Eigenvalues of a matrix with repeating pattern of entries
I observed that if
$$A = \begin{bmatrix} a & b \\ c & d \end{bmatrix}$$
with non-zero eigenvalues $\alpha$ and $\beta$, then
$$\begin{bmatrix} A & A\\ A & A \end{bmatrix}$$
has eigenvalues $2 \alpha$, $2 \beta$, and $0$. Also,
$$\begin{bmatrix} A & A & A \\ A & A & A \\ A & A & A \end{bmatrix}$$
has eigenvalues $3 \alpha$, $3 \beta$, $0$. Therefore, my conjecture is that for some $r$, $A^{[r]}$ has eigenvalues $(r+1) \alpha$, $(r+1) \beta$, $0$.
Is it correct? Is there some theorems related to this? How about their eigenvectors? Can you please send me links that can help me with this kind of problem?
PS. This is my first time asking here. I am an undergrad math student. Please help me. Thank u so much.
Let
$$\begin{bmatrix} \mathrm A & \mathrm A & \dots & \mathrm A\\ \mathrm A & \mathrm A & \dots & \mathrm A\\ \vdots & \vdots & \ddots & \vdots\\ \mathrm A & \mathrm A & \dots & \mathrm A\end{bmatrix} = 1_k 1_k^\top \otimes \mathrm A$$
be a $k \times k$ block matrix, where $\otimes$ denotes the Kronecker product. Let the spectrum of $\rm A$ be $\{\alpha,\beta\}$.

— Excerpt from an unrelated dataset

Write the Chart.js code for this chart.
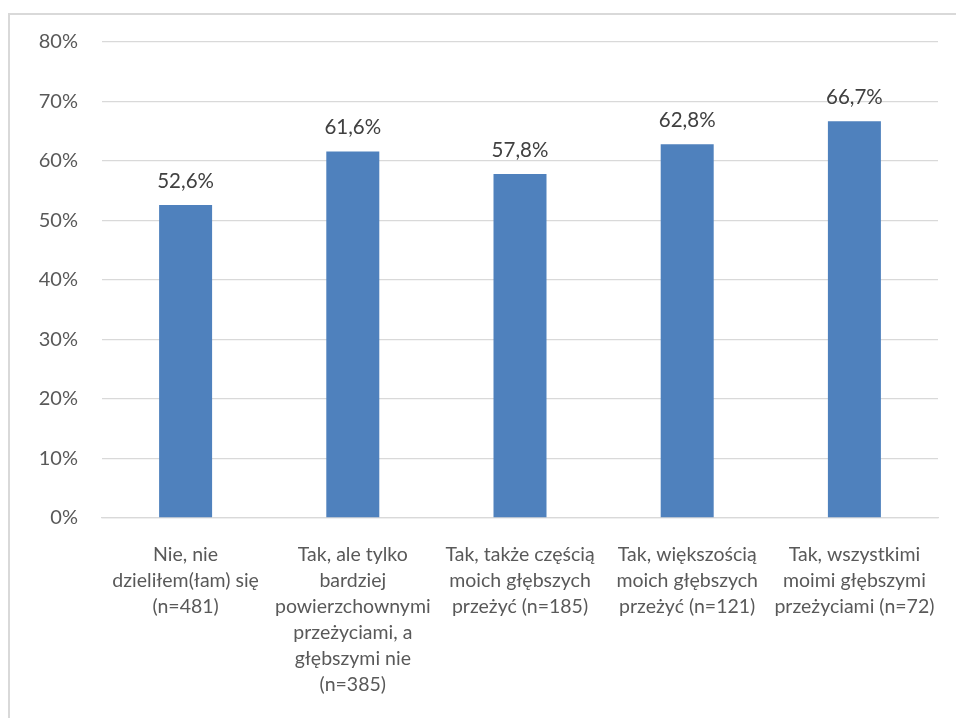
<!DOCTYPE html>
<html>
<head>
<meta charset="utf-8">
<script src="https://cdn.jsdelivr.net/npm/chart.js@4/dist/chart.umd.min.js"></script>
<style>
html,body{margin:0;padding:0;background:#fff;}
#wrap{position:relative;width:956px;height:718px;}
canvas{display:block;}
</style>
</head>
<body>
<div id="wrap"><canvas id="c" width="956" height="718"></canvas></div>
<script>
const categories = [
  ["Nie, nie", "dzieliłem(łam) się", "(n=481)"],
  ["Tak, ale tylko", "bardziej", "powierzchownymi", "przeżyciami, a", "głębszymi nie", "(n=385)"],
  ["Tak, także częścią", "moich głębszych", "przeżyć (n=185)"],
  ["Tak, większością", "moich głębszych", "przeżyć (n=121)"],
  ["Tak, wszystkimi", "moimi głębszymi", "przeżyciami (n=72)"]
];
const values = [52.6, 61.6, 57.8, 62.8, 66.7];
const yMin = 0, yMax = 80, yStep = 10;

const FONT = "Lato, 'Open Sans', sans-serif";
const TEXT = "#595959";

const borderPlugin = {
  id: 'frame',
  beforeDraw(chart) {
    const ctx = chart.ctx;
    ctx.save();
    ctx.fillStyle = '#fff';
    ctx.fillRect(0, 0, chart.width, chart.height);
    ctx.strokeStyle = '#d9d9d9';
    ctx.lineWidth = 2;
    ctx.strokeRect(9, 14, 1200, 1200);
    ctx.restore();
  }
};
const labelPlugin = {
  id: 'vals',
  afterDatasetsDraw(chart) {
    const ctx = chart.ctx;
    const meta = chart.getDatasetMeta(0);
    ctx.save();
    ctx.font = "20.5px " + FONT;
    ctx.fillStyle = "#404040";
    ctx.textAlign = 'center';
    ctx.textBaseline = 'middle';
    meta.data.forEach((bar, i) => {
      ctx.fillText(values[i].toFixed(1).replace('.', ',') + '%', bar.x, bar.y - 24);
    });
    ctx.restore();
  }
};

new Chart(document.getElementById('c'), {
  type: 'bar',
  data: {
    labels: categories,
    datasets: [{
      data: values,
      backgroundColor: '#4f81bd',
      borderWidth: 0,
      barPercentage: 0.317,
      categoryPercentage: 1
    }]
  },
  options: {
    responsive: false,
    animation: false,
    layout: { padding: { top: 42, right: 18, bottom: 0, left: 0 } },
    plugins: { legend: { display: false }, tooltip: { enabled: false } },
    scales: {
      y: {
        min: yMin, max: yMax,
        ticks: {
          stepSize: yStep,
          padding: 24,
          color: TEXT,
          font: { family: FONT, size: 20 },
          callback: v => v + '%'
        },
        grid: { color: '#d9d9d9', lineWidth: 1.3, drawTicks: false },
        border: { display: false },
        afterFit(s) { s.width = 102; s.paddingTop = 0; s.paddingBottom = 0; }
      },
      x: {
        ticks: {
          padding: 24,
          color: TEXT,
          maxRotation: 0,
          autoSkip: false,
          font: { family: FONT, size: 19.5, lineHeight: 1.333 }
        },
        grid: { display: false, drawTicks: false },
        border: { display: true, color: '#d9d9d9', width: 1.3 },
        afterFit(s) { s.height = 200; s.paddingLeft = 0; s.paddingRight = 0; }
      }
    }
  },
  plugins: [borderPlugin, labelPlugin]
});
</script>
</body>
</html>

Since the eigenvalues of rank-$1$ matrix $1_k 1_k^\top$ are $0$ (with multiplicity $k-1$) and $k$ (with multiplicity $1$), then the eigenvalues of block matrix $1_k 1_k^\top \otimes \mathrm A$ are
- $0$ with multiplicity $2 k - 2$.
- $k \alpha$ with multiplicity $1$.
- $k \beta$ with multiplicity $1$.
Yes, your conjecture is correct. Suppose that $A$ is an $n\times n$ matrix and that you consider the $(nm)\times(nm)$ matrix $$ B=\begin{bmatrix}A&A&\dots&A\\ A&A&\dots&A\\ \vdots&\vdots&\ddots&\vdots\\ A&A&\dots&A \end{bmatrix} $$ that is a block matrix consisting of $m\times m$ copies of $A$.
We can determine the eigenvalues of this matrix by inspection. We first note that $\operatorname{rank}(A)=\operatorname{rank}(B)$. This follows from the fact $B$ has lots of copies of the same rows. In fact, if $i$ and $j$ have $i\equiv j\pmod n$, then the rows $i$ and $j$ are copies of each other. Putting this together, with simple row operations, we can row reduce $B$ to $$ \begin{bmatrix}A&A&\dots&A\\ 0&0&\dots&0\\ \vdots&\vdots&\ddots&\vdots\\ 0&0&\dots&0 \end{bmatrix} $$ Then, we observe that the ranks of $A$ and $B$ are the same. Moreover, this row reduction exposes that at least $n(m-1)$ eigenvalues of $B$ are $0$. (Normally, row operations mess up eigenvalues, but this doesn't happen with zero eigenvalues)
Now, let's deal with the eigenvalues from $A$. Suppose that $\lambda$ is an eigenvalue from $A$ with eigenvector $v$. Now, consider the vector $$ w=\begin{bmatrix} v\\v\\\vdots\\v \end{bmatrix} $$ consisting of $m$ copies of $v$. Then $$ Bw=\begin{bmatrix}A&A&\dots&A\\ A&A&\dots&A\\ \vdots&\vdots&\ddots&\vdots\\ A&A&\dots&A \end{bmatrix}\begin{bmatrix} v\\v\\\vdots\\v \end{bmatrix} =\begin{bmatrix} Av+Av+\dots+Av\\ Av+Av+\dots+Av\\ \vdots\qquad\vdots\\ Av+Av+\dots+Av \end{bmatrix}, $$ where each block row has $m$ copies of $Av$. In other words, this simplifies to $$ \begin{bmatrix} mAv\\ mAv\\ \vdots\\ mAv \end{bmatrix}. $$ Since $v$ is an eigenvector for $A$, we can further simplify to $$ \begin{bmatrix} m\lambda v\\ m\lambda v\\ \vdots\\ m\lambda v \end{bmatrix}=m\lambda w. $$ Therefore, $m\lambda$ is an eigenvalue for $A$.
Now, you have to convince yourself that we haven't double counted, but I'll leave that for you. If you want to, try to find the eigenvectors for the zeros we found above and observe that the eigenvectors are in distinct spaces. Hint: if $i\equiv j\pmod n$, use the vector which is $1$ in row $i$, $-1$ in row $j$, and zero elsewhere.